Space is both devoid and charged with meaning. Elements of the built environment suggest uses, and cultural norms protect their sanctity. In our society, a sidewalk connotes pedestrians, a roadway cars, and a dog run dogs.
While these spaces have clearly defined purposes, they are not immanent or immutable.
The revolutionary uprisings that have engulfed the Middle East and North African region demonstrate their malleability. Tahrir Square in Cairo is the most prominent example of how a space, once the crown jewel of Egyptian tourism and public life, was quickly converted into a site that fomented the ouster of the country’s ruler, Hosni Mubarak.

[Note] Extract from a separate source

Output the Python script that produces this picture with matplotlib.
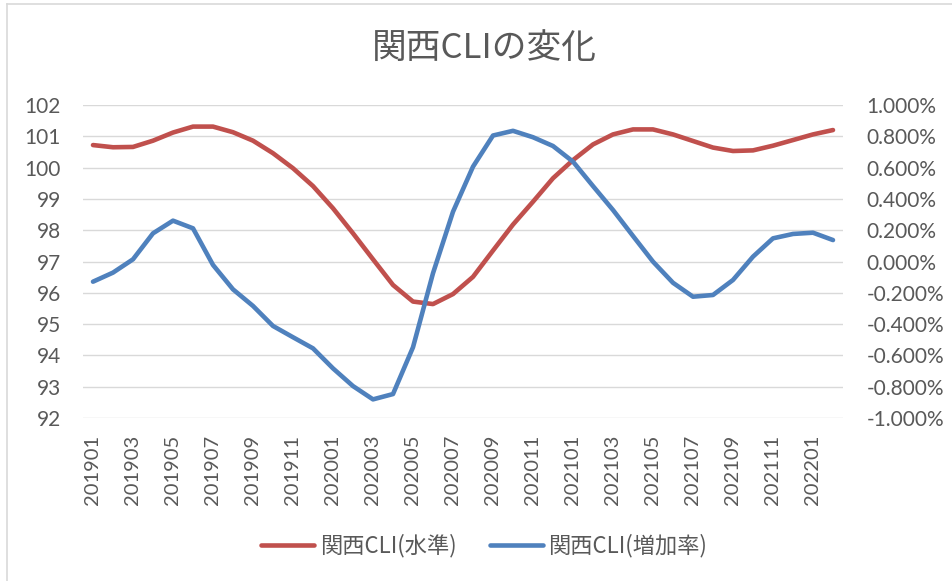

Cyberspace, specifically Facebook and Twitter, may have received the credit for catalyzing these revolutions, but public spaces have been the true battlegrounds. While one might convincingly argue that these revolutionary spaces resulted from calls to demonstrate from cyberspace, without a physical place to assemble, it’s impossible for people to unite and attempt to depose their rulers.
The example of Bahrain stands out from the other uprisings because it has no Tahrir squares. According to media reports, Manama, the capital city, lacks public spaces altogether.
Without space to assemble, Bahrainis were barred from protesting their government. Undeterred, Bahrainis took their fight to the streets: they transformed a mundane piece of road infrastructure into a site suitable for revolution.
The Bahrainis decision to redefine the purpose of Pearl Roundabout and Monument was a stroke of genius that revealed how easily space could be reprogrammed, redefined, and reinterpreted. By removing drivers from the roadway, the roundabout was no longer recognizable as a place for cars. Protesters turned it into a stage for protest.
In response to this recasting of Pearl Roundabout and Monument, the government bulldozed it and forcibly removed protestors and the tent city that sustained the
demonstrations. To further clamp down on the opposition’s ability to gather and draw more attention to their cause, the government introduced restrictive curfews, bans on public assembly, and solicited the heavy hand of a regional military.
No one knows how these revolutions in the Middle East and North Africa region will unfold and alter the course of the future. We do know, however, that people can still exert pressure on their governments from public spaces. In the case of Bahrain, we continue to witness how quickly space can be reprogrammed, redefined, and reanimated by new users.
Such is the power of urban space. If a mundane piece of infrastructure can launch and sustain a revolution, any sidewalk or street contains the seeds for the next one.